After our ten o’clock service, Bob, who is a fellow NPR listener, asked me if I had heard this week’s SoundClips: Audio Experiences on All Things Considered. They have asked people to send in audio clips of meaningful or unusual sounds and then they do a short piece on what the sound is and what it means. This week’s feature was the sound of glass Communion cups being put in the cup holders after Communion at the Mayflower Congregational Church UCC in Oklahoma City. Vicky Werneke, who sent in the sound clip, said her pastor likes to refer to the sound as “the clicking sound of solidarity.”
Tonight at Senior High Fellowship, Tom, who is a fellow lover of odd movies, brought The Brave Little Toaster for us to watch together. Last week I mentioned we would do a movie night and Tom jumped at the chance to bring his favorite movie. I had never heard of it before I heard him talk about it. I don’t know why that’s the case because it is a wonderful piece of work. The story follows five appliances – a desk lamp called, Lampy, a small electric blanket called Blanky, a vacuum cleaner called Kirby, an old-fashioned radio who is nameless, and the Toaster (who is affectionately known as “Slot Head”).
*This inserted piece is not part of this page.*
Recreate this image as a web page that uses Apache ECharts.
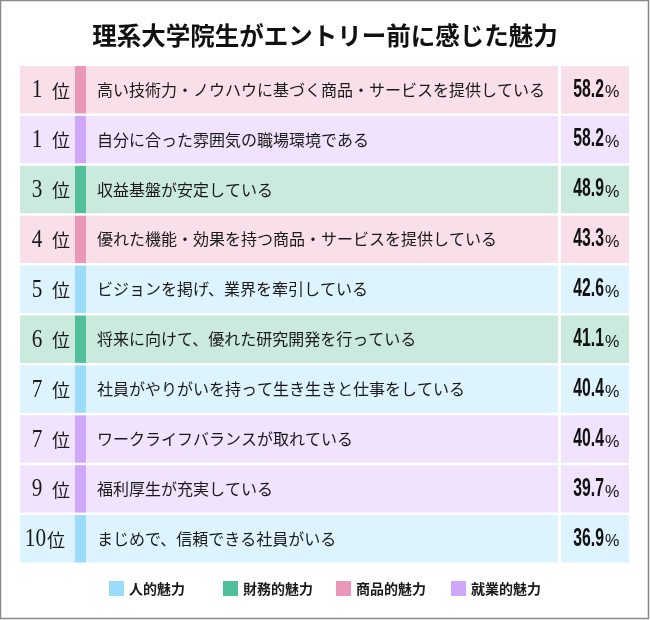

They live in a cabin that was the summer home for a child whom they love and think of as master. He hasn’t been back in a long time, so they decide to go to the city and find him. At some point in the story, each of the group has to do something sacrificial to help the others and to keep them going on their journey. Though the toaster’s bravery gets him the marquis billing, everyone in the group made an essential contribution in one way or another. They, too, understood the sound of solidarity.
I heard it in the way Bob and Tom brought something to me they knew would help us connect. What wonderful news it is when someone says, “I heard something the other day and it made me think of you.” Sometimes solidarity clicks as the cup hits the holder. Sometimes it sings in a song that carries a memory in its melody. Sometimes it whispers in a word of encouragement or connection. Sometimes it travels silently in a touch or an act of hopeful sacrifice. However it comes, it’s a great word.
I don’t hear the word without thinking of Lech Walesa and the Solidarity Worker’s Union in Poland, whose uprising in the summer of 1980 led to the overthrow of the Communist government there and contributed to the dissolution of Soviet control in Eastern Europe. They stood together and changed the world. I thought of them this week as crowds have begun to gather in Hungary to demand a more honest government. Walesa said, “The thing that lies at the foundation of positive change, the way I see it, is service to a fellow human being.” He was awarded the Nobel Peace Prize in 1983.
Most of the noise in our world these days is divisive: we are labeled Red or Blue, black or white, right or left, right or wrong, us or them. War has become our primary metaphor for living. But listen – listen to the strain of hope underneath the cacophony of chaos. You can hear it in the clink of a cup or the word of a friend, in the bold marching of an earnest throng and the small gathering of people coming together to create a memory. It infuses life in everything from Communion cups to small appliances, youth groups to labor movements.
The sound of solidarity keeps on clicking.